To most non-musicians, the first real "guitar hero". Changed popular music in more ways and to a greater extent than perhaps any other guitar player in the history of the instrument. One of the most influential popular musicians, period, of the 20th century. Jammed with everyone in rock and jazz at the time, from Clapton to Beck to Larry Coryell to John Mclaughlin to Zappa. Miles planned to record with him. Marshalled in (excuse the pun) a new era in which musicianship in rock music became a selling point to the general public, culminating in the shred-happy metal scene of the 80s and early nineties. His use of effects, feedback, and ambient noise was revolutionary; his playing was, at times, stunningly beautiful, at other times, violently moving. His music became the foundation for the vocabulary of rock guitar. Chuck Berry plus T-Bone Walker times Ziggy Stardust. Come on. Did you really think there would be anyone else in this spot?

2. Chuck Berry.
A close second, too often overlooked by guitarists. His influence on popular music is undeniable.The first pop/rock star to write and perform his own songs, and play the lead instrument in the band - and well! Wrote iconic, quintessential rock songs, and invented an entire genre that could very well be called "Chuck Berry music". Before Stairway, or Smoke on the Water, or Iron Man, there was the ultimate rock guitar star song, Johnny B. Goode - the first tune many guitar players learned and the one that, if you could actually play it right, earned you respect in the neighborhood. For his time, he had serious chops. In fact, he INVENTED riffs that players still steal today. One could make a very strong case that Chuck Berry was, in fact, the most important guitar player in rock history.

3. Edward Van Halen
The time between the death of Jimi Hendrix and the debut of Van Halen was about 8 years, but it seems like it should have been a generation. Eddie took everything Jimi did and did it louder, faster, and crazier. I was a young player when Van Halen's debut album came out, and I can tell you that in a matter of a few months, every single guitar player I knew was tapping, Eddie-style (usually badly). Eddie created shred. He didnt invent tapping, mind you (Zappa was tapping in the solo from the brilliant Inca Roads several years before) but he took it to a place no one had even dreamed of, and really, to this day, he remains the king of the genre. He was the first to customize guitars with boutique pickups, he helped invent the floating tremolo to compensate for his insane whammy bar antics, and he had style that was imitated but never matched. Guitar magazines proliferated, guitar schools popped up on every corner, rock music became more complex, players became more technical, and the level of musicianship in the field went through the roof (unfortunately, the music itself, in many instances, suffered). A greater percentage of the best, most studied, most talented musicians in the world are now guitar players than at any time in history - and it can all be traced back to that 2 minute slice of shred that blew everybody's heads off in 1977 - Eruption.
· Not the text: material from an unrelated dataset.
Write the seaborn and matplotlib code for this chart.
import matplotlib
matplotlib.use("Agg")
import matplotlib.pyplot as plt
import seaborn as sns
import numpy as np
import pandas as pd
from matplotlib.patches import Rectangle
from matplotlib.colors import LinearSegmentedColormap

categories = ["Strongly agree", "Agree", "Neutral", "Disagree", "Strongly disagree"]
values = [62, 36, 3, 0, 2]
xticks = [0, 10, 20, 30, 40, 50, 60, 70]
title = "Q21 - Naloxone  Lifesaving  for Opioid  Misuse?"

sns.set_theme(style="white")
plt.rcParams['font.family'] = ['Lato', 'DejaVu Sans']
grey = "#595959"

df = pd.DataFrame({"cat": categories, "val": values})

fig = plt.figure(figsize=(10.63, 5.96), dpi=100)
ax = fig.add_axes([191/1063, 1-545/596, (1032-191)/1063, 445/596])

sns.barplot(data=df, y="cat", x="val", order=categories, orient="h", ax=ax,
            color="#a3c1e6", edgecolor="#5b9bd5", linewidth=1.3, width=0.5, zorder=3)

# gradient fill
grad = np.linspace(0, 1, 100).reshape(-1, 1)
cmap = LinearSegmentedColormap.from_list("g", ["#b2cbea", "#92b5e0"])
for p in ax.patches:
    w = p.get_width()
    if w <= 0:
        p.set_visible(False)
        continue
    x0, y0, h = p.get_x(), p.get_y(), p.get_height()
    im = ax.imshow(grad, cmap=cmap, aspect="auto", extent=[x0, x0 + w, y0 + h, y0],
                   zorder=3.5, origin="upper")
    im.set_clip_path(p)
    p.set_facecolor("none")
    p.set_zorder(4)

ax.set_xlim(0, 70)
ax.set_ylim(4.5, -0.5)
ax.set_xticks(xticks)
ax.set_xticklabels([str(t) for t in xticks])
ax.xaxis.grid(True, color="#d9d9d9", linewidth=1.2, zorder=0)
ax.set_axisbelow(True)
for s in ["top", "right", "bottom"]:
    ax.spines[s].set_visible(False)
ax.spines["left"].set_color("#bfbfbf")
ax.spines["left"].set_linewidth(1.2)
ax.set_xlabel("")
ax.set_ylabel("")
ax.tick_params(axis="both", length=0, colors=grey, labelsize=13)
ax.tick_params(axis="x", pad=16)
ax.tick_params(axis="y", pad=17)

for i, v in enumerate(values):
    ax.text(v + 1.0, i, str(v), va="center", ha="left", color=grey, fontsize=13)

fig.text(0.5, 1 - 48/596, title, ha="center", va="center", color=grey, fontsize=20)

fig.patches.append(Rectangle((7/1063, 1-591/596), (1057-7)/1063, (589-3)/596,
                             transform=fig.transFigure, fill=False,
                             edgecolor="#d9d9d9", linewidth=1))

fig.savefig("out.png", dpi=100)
OTHER MOST IMPORTANT GUITARISTS, BY GENRE:

Jazz:
Charlie Christian - the original.
Django Reinhardt - peerless.
Wes Montgomery - the tone. still imitated.

Blues:
Robert Johnson - the first!
T-Bone Walker - bridged the gap between blues, jazz, and rock.
B.B.King - the most well-known blues player ever and figurehead for the genre

Country:
Merle Travis - invented an entire style.
Chet Atkins - world-class virtuosity.

Classical:
Andre Segovia - I don't know anything about classical guitar, but I know who Segovia is. That should say something.

Cross-genre:
Les Paul - Maybe the most important figure in modern music history, if you count his technical innovations. An amazing, groundbreaking player as well.
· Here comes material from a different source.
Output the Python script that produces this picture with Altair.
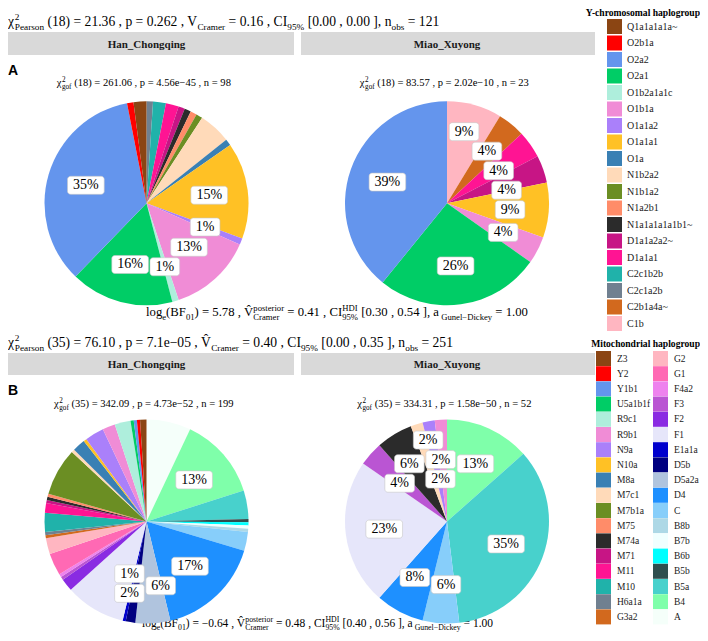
import math
import altair as alt
import pandas as pd

SERIF = "Liberation Serif"
SANS = "Liberation Sans"

# ---------------- data ----------------
groups = ["Han_Chongqing", "Miao_Xuyong"]
panel_tags = ["A", "B"]
legend_titles = ["Y-chromosomal haplogroup", "Mitochondrial haplogroup"]

y_haplogroups = ["Q1a1a1a1a~", "O2b1a", "O2a2", "O2a1", "O1b2a1a1c", "O1b1a", "O1a1a2",
                 "O1a1a1", "O1a", "N1b2a2", "N1b1a2", "N1a2b1", "N1a1a1a1a1b1~",
                 "D1a1a2a2~", "D1a1a1", "C2c1b2b", "C2c1a2b", "C2b1a4a~", "C1b"]
y_colors = ["#8B4513", "#FF0000", "#6495ED", "#00CD66", "#AEEEDC", "#F08CD6", "#AA80FA",
            "#FFC125", "#3A80B4", "#FFDAB9", "#6B8E23", "#FF8C69", "#2B2B2B",
            "#C71585", "#FF1493", "#20B2AA", "#708090", "#D2691E", "#FFB6C1"]
y_han_counts = [2, 1, 34, 16, 1, 13, 1, 15, 1, 5, 1, 1, 1, 1, 2, 2, 1, 0, 0]
y_miao_counts = [0, 0, 9, 6, 0, 1, 0, 2, 0, 0, 0, 0, 0, 1, 1, 0, 0, 1, 2]
y_han_labelled = ["O2a2", "O2a1", "O1b1a", "O1a1a1", "O1a1a2", "O1b2a1a1c"]
y_miao_labelled = ["C1b", "C2b1a4a~", "D1a1a1", "D1a1a2a2~", "O1a1a1", "O1b1a", "O2a1", "O2a2"]

mt_haplogroups = ["Z3", "Y2", "Y1b1", "U5a1b1f", "R9c1", "R9b1", "N9a", "N10a", "M8a",
                  "M7c1", "M7b1a", "M75", "M74a", "M71", "M11", "M10", "H6a1a", "G3a2",
                  "G2", "G1", "F4a2", "F3", "F2", "F1", "E1a1a", "D5b", "D5a2a", "D4",
                  "C", "B8b", "B7b", "B6b", "B5b", "B5a", "B4", "A"]
mt_colors = ["#8B4513", "#FF0000", "#6495ED", "#00CD66", "#AEEEDC", "#F08CD6", "#AA80FA",
             "#FFC125", "#3A80B4", "#FFDAB9", "#6B8E23", "#FF8C69", "#2B2B2B", "#C71585",
             "#FF1493", "#20B2AA", "#708090", "#D2691E", "#FFB6C1", "#FF69B4", "#EE82EE",
             "#BA55D3", "#8A2BE2", "#E6E6FA", "#0000CD", "#000080", "#B0C4DE", "#1E90FF",
             "#87CEFA", "#ADD8E6", "#F0FFFF", "#00FFFF", "#2F4F4F", "#48D1CC", "#7FFFAA",
             "#F5FFFA"]
mt_han_counts = [2, 1, 1, 1, 5, 4, 6, 1, 4, 1, 15, 1, 1, 1, 3, 6, 1, 1,
                 5, 7, 1, 1, 4, 19, 1, 3, 11, 33, 6, 1, 1, 1, 1, 9, 26, 14]
mt_miao_counts = [0, 0, 0, 0, 0, 1, 1, 0, 0, 1, 0, 0, 3, 0, 0, 0, 0, 0,
                  0, 0, 0, 2, 0, 12, 0, 0, 0, 4, 3, 0, 0, 0, 0, 18, 7, 0]
mt_han_labelled = ["B4", "D4", "D5a2a", "D5b", "E1a1a"]
mt_miao_labelled = ["B4", "B5a", "C", "D4", "F1", "F3", "M74a", "M7c1", "N9a", "R9b1"]

# statistics text (rich text parts: n = normal, sub, sup, ss = stacked sup/sub)
title_parts = [
    [("n", "χ"), ("ss", ("2", "Pearson")), ("n", " (18) = 21.36 , p = 0.262 , V"), ("sub", "Cramer"),
     ("n", " = 0.16 , CI"), ("sub", "95%"), ("n", " [0.00 , 0.00 ], n"), ("sub", "obs"), ("n", " = 121")],
    [("n", "χ"), ("ss", ("2", "Pearson")), ("n", " (35) = 76.10 , p = 7.1e−05 , V\u0302"), ("sub", "Cramer"),
     ("n", " = 0.40 , CI"), ("sub", "95%"), ("n", " [0.00 , 0.35 ], n"), ("sub", "obs"), ("n", " = 251")],
]
gof_parts = [
    [[("n", "χ"), ("ss", ("2", "gof")), ("n", " (18) = 261.06 ,  p = 4.56e−45 ,  n = 98")],
     [("n", "χ"), ("ss", ("2", "gof")), ("n", " (18) = 83.57 ,  p = 2.02e−10 ,  n = 23")]],
    [[("n", "χ"), ("ss", ("2", "gof")), ("n", " (35) = 342.09 ,  p = 4.73e−52 ,  n = 199")],
     [("n", "χ"), ("ss", ("2", "gof")), ("n", " (35) = 334.31 ,  p = 1.58e−50 ,  n = 52")]],
]
caption_parts = [
    [("n", "log"), ("sub", "e"), ("n", "(BF"), ("sub", "01"), ("n", ") = 5.78 , V\u0302"),
     ("ss", ("posterior", "Cramer")), ("n", " = 0.41 , CI"), ("ss", ("HDI", "95%")),
     ("n", " [0.30 , 0.54 ], a"), ("sub", " Gunel−Dickey"), ("n", " = 1.00")],
    [("n", "log"), ("sub", "e"), ("n", "(BF"), ("sub", "01"), ("n", ") = −0.64 , V\u0302"),
     ("ss", ("posterior", "Cramer")), ("n", " = 0.48 , CI"), ("ss", ("HDI", "95%")),
     ("n", " [0.40 , 0.56 ], a"), ("sub", " Gunel−Dickey"), ("n", " = 1.00")],
]

# ---------------- layout helpers ----------------
W, H = 692, 625
OFF = 8  # page margin


def P(v):
    return v - OFF


TIMES = {ch: 500 for ch in "0123456789"}
TIMES.update({" ": 250, "%": 833, "(": 333, ")": 333, ",": 250, ".": 250, "=": 564, "[": 333,
              "]": 333, "−": 564, "-": 333, "~": 541, "_": 500, "χ": 500, "\u0302": 0,
              "A": 722, "B": 667, "C": 667, "D": 722, "E": 611, "F": 556, "G": 722, "H": 722,
              "I": 333, "J": 389, "K": 722, "L": 611, "M": 889, "N": 722, "O": 722, "P": 556,
              "Q": 722, "R": 667, "S": 556, "T": 611, "U": 722, "V": 722, "W": 944, "X": 722,
              "Y": 722, "Z": 611, "a": 444, "b": 500, "c": 444, "d": 500, "e": 444, "f": 333,
              "g": 500, "h": 500, "i": 278, "j": 278, "k": 500, "l": 278, "m": 778, "n": 500,
              "o": 500, "p": 500, "q": 500, "r": 333, "s": 389, "t": 278, "u": 500, "v": 500,
              "w": 722, "x": 500, "y": 500, "z": 444})


def tw(s, size):
    return sum(TIMES.get(ch, 500) for ch in s) / 1000.0 * size


SMALL = 0.68


def rich_rows(parts, size):
    out, cx = [], 0.0
    for kind, t in parts:
        if kind == "n":
            segs = [(t, 0.0, size)]
        elif kind == "sub":
            segs = [(t, 0.30 * size, SMALL * size)]
        elif kind == "sup":
            segs = [(t, -0.42 * size, SMALL * size)]
        else:
            segs = [(t[0], -0.42 * size, SMALL * size), (t[1], 0.30 * size, SMALL * size)]
        adv = 0.0
        for txt, dy, s in segs:
            lead = len(txt) - len(txt.lstrip(" "))
            out.append(dict(dx=cx + tw(" " * lead, s), dy=dy, text=txt.strip(" "), size=s))
            adv = max(adv, tw(txt, s))
        cx += adv
    return out, cx


def rich(parts, y, x0=None, x1=None, xc=None, size=None):
    if size is None:
        _, w1 = rich_rows(parts, 1.0)
        size = (x1 - x0) / w1
    rows, w = rich_rows(parts, size)
    if x0 is None:
        x0 = xc - w / 2
    return [dict(x=P(x0) + r["dx"], y=P(y) + r["dy"], text=r["text"], size=r["size"]) for r in rows]


def text_layer(df, font=SERIF, weight="normal", align="left", baseline="alphabetic", color="black"):
    return alt.Chart(df).mark_text(font=font, fontWeight=weight, align=align,
                                   baseline=baseline, color=color).encode(
        x=alt.X("x:Q", scale=None, axis=None),
        y=alt.Y("y:Q", scale=None, axis=None),
        text="text:N",
        size=alt.Size("size:Q", scale=None, legend=None))


R = 102
panel_geo = {
    # page coordinates
    "A": dict(title_y=26, strip=(32, 55), tag_y=75, gof_y=86, pie_y=203.3, cap_y=316,
              cap_x=(146, 528)),
    "B": dict(title_y=347, strip=(353, 375), tag_y=395, gof_y=407, pie_y=521.5, cap_y=627,
              cap_x=(142, 493)),
}
pie_x = [146.5, 447.0]
strip_x = [(0, 294), (301, 595)]


def pie_layers(cats, colors, counts, labelled, cx, cy, legend, dom, rng):
    total = sum(counts)
    rows, k, cum = [], 0, 0
    for i in reversed(range(len(cats))):
        if counts[i] == 0:
            continue
        rows.append(dict(cat=cats[i], n=counts[i], frac=counts[i] / total, idx=k,
                         mid=(cum + counts[i] / 2) / total))
        cum += counts[i]
        k += 1
    df = pd.DataFrame(rows)
    arc = alt.Chart(df).mark_arc(radius=R, strokeWidth=0).encode(
        theta=alt.Theta("frac:Q", stack=True, scale=alt.Scale(domain=[0, 1])),
        order=alt.Order("idx:Q"),
        color=alt.Color("cat:N", scale=alt.Scale(domain=dom, range=rng), legend=legend),
        x=alt.value(P(cx)), y=alt.value(P(cy)),
    )
    # labels: start at slice mid angle, then push apart (simple repel)
    items = []
    for r in rows:
        if r["cat"] not in labelled:
            continue
        ang = 2 * math.pi * r["mid"]
        txt = f"{round(100 * r['n'] / total)}%"
        ax = P(cx) + 0.62 * R * math.sin(ang)
        ay = P(cy) - 0.62 * R * math.cos(ang)
        items.append(dict(text=txt, ax=ax, ay=ay, x=ax, y=ay, w=tw(txt, 14) + 11, h=18))
    for it_n in range(500):
        for i in range(len(items)):
            for j in range(i + 1, len(items)):
                a, b = items[i], items[j]
                ox = (a["w"] + b["w"]) / 2 + 1.5 - abs(a["x"] - b["x"])
                oy = (a["h"] + b["h"]) / 2 + 1.5 - abs(a["y"] - b["y"])
                if ox > 0 and oy > 0:
                    if ox < oy:
                        s = 1 if a["x"] >= b["x"] else -1
                        a["x"] += s * ox / 2
                        b["x"] -= s * ox / 2
                    else:
                        s = 1 if a["y"] >= b["y"] else -1
                        a["y"] += s * oy / 2
                        b["y"] -= s * oy / 2
        if it_n < 450:
            for it in items:
                it["x"] += 0.02 * (it["ax"] - it["x"])
                it["y"] += 0.02 * (it["ay"] - it["y"])
    lab = pd.DataFrame([dict(text=it["text"], x=it["x"], y=it["y"], size=14,
                             x0=it["x"] - it["w"] / 2, x1=it["x"] + it["w"] / 2,
                             y0=it["y"] - it["h"] / 2, y1=it["y"] + it["h"] / 2) for it in items])
    box = alt.Chart(lab).mark_rect(fill="white", stroke="#C8C8C8", strokeWidth=0.6,
                                   cornerRadius=3).encode(
        x=alt.X("x0:Q", scale=None, axis=None), x2="x1:Q",
        y=alt.Y("y0:Q", scale=None, axis=None), y2="y1:Q")
    txt = text_layer(lab, align="center", baseline="middle")
    return [arc, box, txt]


layers = []

# strips
strip_rows, strip_text = [], []
for tag in panel_tags:
    g = panel_geo[tag]
    for k, name in enumerate(groups):
        x0, x1 = strip_x[k]
        strip_rows.append(dict(x=max(P(x0), 0), x2=P(x1), y=P(g["strip"][0]), y2=P(g["strip"][1])))
        strip_text.append(dict(x=P(pie_x[k]), y=P((g["strip"][0] + g["strip"][1]) / 2 + 4),
                               text=name, size=11))
layers.append(alt.Chart(pd.DataFrame(strip_rows)).mark_rect(color="#D9D9D9").encode(
    x=alt.X("x:Q", scale=None, axis=None), x2="x2:Q",
    y=alt.Y("y:Q", scale=None, axis=None), y2="y2:Q"))
layers.append(text_layer(pd.DataFrame(strip_text), weight="bold", align="center", color="#1A1A1A"))

# tags A / B
layers.append(text_layer(pd.DataFrame([dict(x=0, y=P(panel_geo[t]["tag_y"]), text=t, size=14)
                                       for t in panel_tags]), font=SANS, weight="bold"))

# statistics text
rich_rows_all = []
_, w_title = rich_rows(title_parts[1], 1.0)
title_size = (452 - 7) / w_title
_, w_gof = rich_rows(gof_parts[1][0], 1.0)
gof_size = 185 / w_gof
for p, tag in enumerate(panel_tags):
    g = panel_geo[tag]
    rich_rows_all += rich(title_parts[p], g["title_y"], x0=8, size=title_size)
    for k in range(2):
        rich_rows_all += rich(gof_parts[p][k], g["gof_y"], xc=pie_x[k], size=gof_size)
    rich_rows_all += rich(caption_parts[p], g["cap_y"], x0=g["cap_x"][0], x1=g["cap_x"][1])
layers.append(text_layer(pd.DataFrame(rich_rows_all)))

# legends (Vega fills multi-column legends column by column)
y_leg = alt.Legend(orient="none", legendX=P(607), legendY=P(19), title=None, direction="vertical",
                   symbolType="square", symbolSize=225, symbolStrokeWidth=0, padding=0,
                   labelFont=SERIF, labelFontSize=10, labelOffset=5, rowPadding=1.5,
                   labelColor="#1A1A1A", symbolLimit=50)
mt_leg = alt.Legend(orient="none", legendX=P(596), legendY=P(351), title=None, direction="vertical",
                    columns=2, columnPadding=2, symbolType="square", symbolSize=225,
                    symbolStrokeWidth=0, padding=0, labelFont=SERIF, labelFontSize=9.5,
                    labelOffset=6, rowPadding=0.2, labelColor="#1A1A1A", symbolLimit=50)

layers += pie_layers(y_haplogroups, y_colors, y_han_counts, y_han_labelled, pie_x[0],
                     panel_geo["A"]["pie_y"], y_leg, y_haplogroups, y_colors)
layers += pie_layers(y_haplogroups, y_colors, y_miao_counts, y_miao_labelled, pie_x[1],
                     panel_geo["A"]["pie_y"], None, y_haplogroups, y_colors)
layers += pie_layers(mt_haplogroups, mt_colors, mt_han_counts, mt_han_labelled, pie_x[0],
                     panel_geo["B"]["pie_y"], mt_leg, mt_haplogroups, mt_colors)
layers += pie_layers(mt_haplogroups, mt_colors, mt_miao_counts, mt_miao_labelled, pie_x[1],
                     panel_geo["B"]["pie_y"], None, mt_haplogroups, mt_colors)

# legend titles
layers.append(text_layer(pd.DataFrame([
    dict(x=P(700), y=P(16), text=legend_titles[0], size=9.6),
    dict(x=P(700), y=P(347), text=legend_titles[1], size=9.6)]), weight="bold", align="right"))

chart = alt.layer(*layers).properties(
    width=W, height=H, padding=0, autosize=alt.AutoSizeParams(type="none"),
    background="white",
).resolve_scale(color="independent", theta="independent").configure_view(stroke=None)

chart.save("out.html", embed_options={"renderer": "svg", "actions": False})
Remember, these aren't the best necessarily, or the fastest, or the coolest, or even my personal favorites - just the ones who mattered the most.
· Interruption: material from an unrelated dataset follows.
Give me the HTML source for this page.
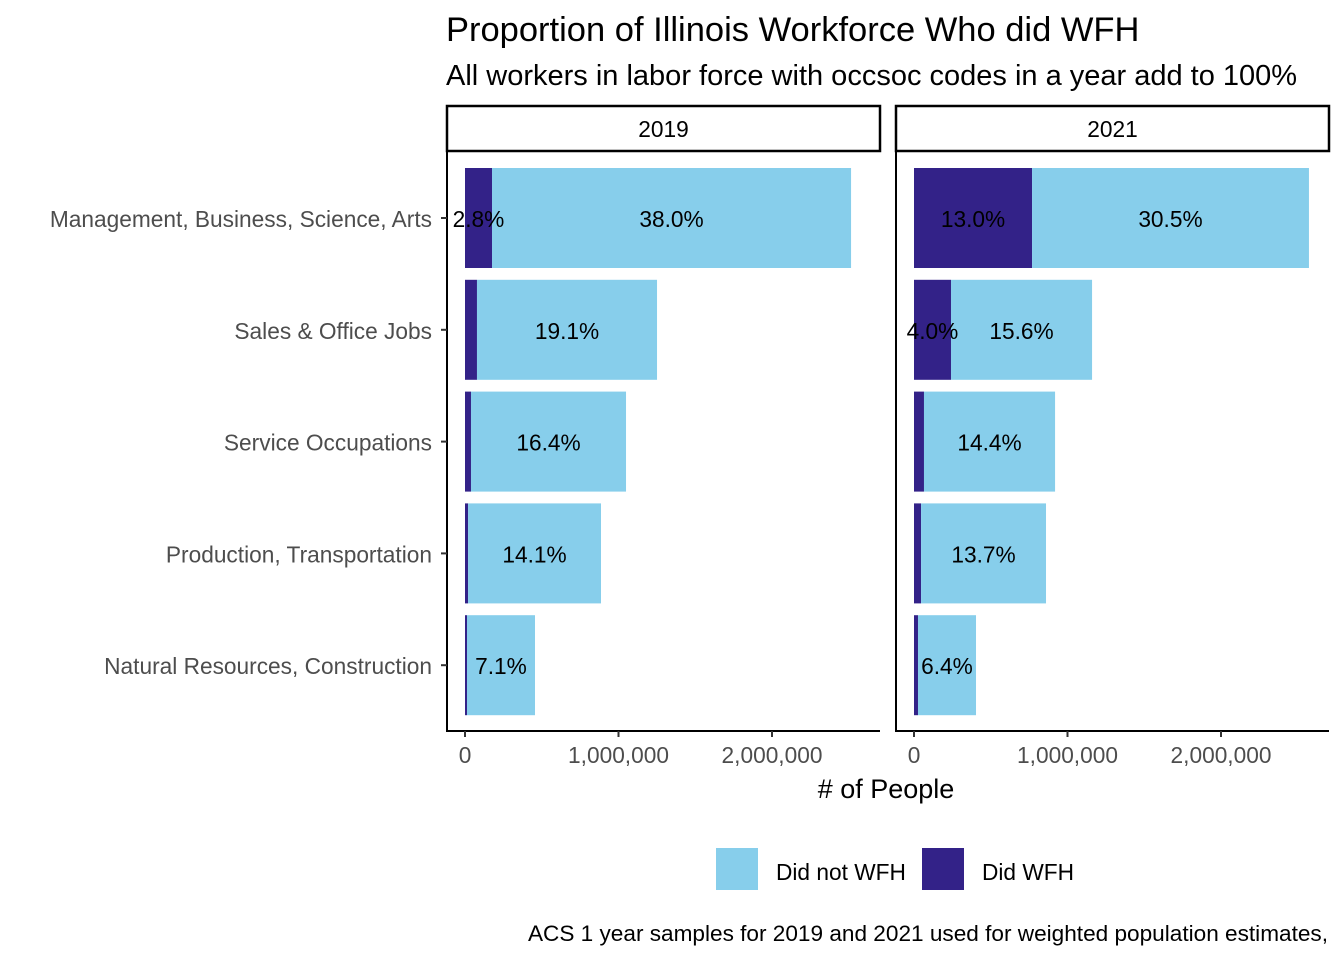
<!DOCTYPE html>
<html><head><meta charset="utf-8"><style>
body{margin:0;background:#fff}
svg{font-family:"Liberation Sans",Arial,sans-serif}
</style></head><body>
<svg id="c" width="1344" height="960">
<text x="446" y="41" font-size="34.5" fill="#000">Proportion of Illinois Workforce Who did WFH</text>
<text x="446" y="85" font-size="29" fill="#000">All workers in labor force with occsoc codes in a year add to 100%</text>
<g id="plot"></g>
<text x="886" y="798" font-size="27" text-anchor="middle"># of People</text>
<rect x="716" y="848" width="42" height="42" fill="#87CEEB"/>
<text x="776" y="880" font-size="22.7">Did not WFH</text>
<rect x="922" y="848" width="42" height="42" fill="#332288"/>
<text x="982" y="880" font-size="22.7">Did WFH</text>
<text x="1328" y="941" font-size="22.6" text-anchor="end">ACS 1 year samples for 2019 and 2021 used for weighted population estimates,</text>
</svg>
<script>
const categories=["Management, Business, Science, Arts","Sales & Office Jobs","Service Occupations","Production, Transportation","Natural Resources, Construction"];
const years=["2019","2021"];
const wfh2019=[176000,78000,39000,20000,13000];
const notwfh2019=[2339000,1173000,1010000,866000,443000];
const wfh2021=[769000,241000,65000,46000,26000];
const notwfh2021=[1804000,919000,854000,814000,378000];
const wfhLabels2019=["2.8%","","","",""];
const notLabels2019=["38.0%","19.1%","16.4%","14.1%","7.1%"];
const wfhLabels2021=["13.0%","4.0%","","",""];
const notLabels2021=["30.5%","15.6%","14.4%","13.7%","6.4%"];
const ticks=[0,1000000,2000000];
const tickLabels=["0","1,000,000","2,000,000"];

const NS="http://www.w3.org/2000/svg";
const g=document.getElementById('plot');
function el(t,a,txt){const e=document.createElementNS(NS,t);for(const k in a)e.setAttribute(k,a[k]);if(txt!==undefined)e.textContent=txt;g.appendChild(e);return e;}
const panels=[{x0:447,x1:880,zero:465,w:wfh2019,n:notwfh2019,wl:wfhLabels2019,nl:notLabels2019},
{x0:896,x1:1329,zero:914,w:wfh2021,n:notwfh2021,wl:wfhLabels2021,nl:notLabels2021}];
const scale=153.5/1000000;
const yc=i=>218+i*111.8;
const bh=100;
panels.forEach((p,pi)=>{
  const X=v=>p.zero+v*scale;
  let s=el('rect',{x:p.x0,y:106,width:p.x1-p.x0,height:45,fill:'#fff',stroke:'#000','stroke-width':2.5});
  
  let st=el('text',{x:(p.x0+p.x1)/2,y:137,'font-size':22.7,'text-anchor':'middle'},years[pi]);
  
  categories.forEach((c,i)=>{
    const y=yc(i)-bh/2;
    let r1=el('rect',{x:X(0),y:y,width:p.w[i]*scale,height:bh,fill:'#332288'});
    
    let r2=el('rect',{x:X(p.w[i]),y:y,width:p.n[i]*scale,height:bh,fill:'#87CEEB'});
    
    if(p.wl[i]){let t=el('text',{x:X(p.w[i]/2),y:yc(i)+9,'font-size':22.7,'text-anchor':'middle'},p.wl[i]);
      }
    let t2=el('text',{x:X(p.w[i]+p.n[i]/2),y:yc(i)+9,'font-size':22.7,'text-anchor':'middle'},p.nl[i]);
    
  });
  let ax=el('path',{d:`M${p.x0} 151V731H${p.x1}`,fill:'none',stroke:'#000','stroke-width':2});
  
  ticks.forEach((v,k)=>{
    let tk=el('line',{x1:X(v),x2:X(v),y1:731,y2:737,stroke:'#333','stroke-width':2});
    
    let tl=el('text',{x:X(v),y:763,'font-size':22.7,'text-anchor':'middle',fill:'#4d4d4d'},tickLabels[k]);
    
  });
});
categories.forEach((c,i)=>{
  let tk=el('line',{x1:441,x2:447,y1:yc(i),y2:yc(i),stroke:'#333','stroke-width':2});
  
  let t=el('text',{x:432,y:yc(i)+9,'font-size':22.7,'text-anchor':'end',fill:'#4d4d4d'},c);
  
});
</script>
</body></html>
Flame on, people. Let's hear what you think!

Please visit my website at www.tommein.com.

4 comments:

Phil Clark said...

Well thought out list. So much of what he does is common now that it's hard for younger people to understand the effect of Eddie Van Halen. On the country list,how about Mother Maybelle Carter? Talk about inventing a style!

Phil Clark said...

Just noticed,check your spelling in the title!...or get them some tuxedos (because if you're gonna be impotent,you gotta look impotent.) Don't feel too bad,I've done the same thing. (Stupid spell checker software,check for what I MEANT to say!) Still a good article.

Tom Mein, Guitarist said...

Hahaha! Nice catch Phil! I dont think Eddie, Jimi , or Chuck would like being called Impotent :)

Robertleo said...

Cool list, here's some thoughts:

Classical: Angel Romero, Eliot Fisk (even though everyone hates him).

Not sure what to call this genre...maybe latin: Paco de Lucia, Laurindo Almeida

Might not pop out to the laymen, but in their respective fields they're all total pop stars.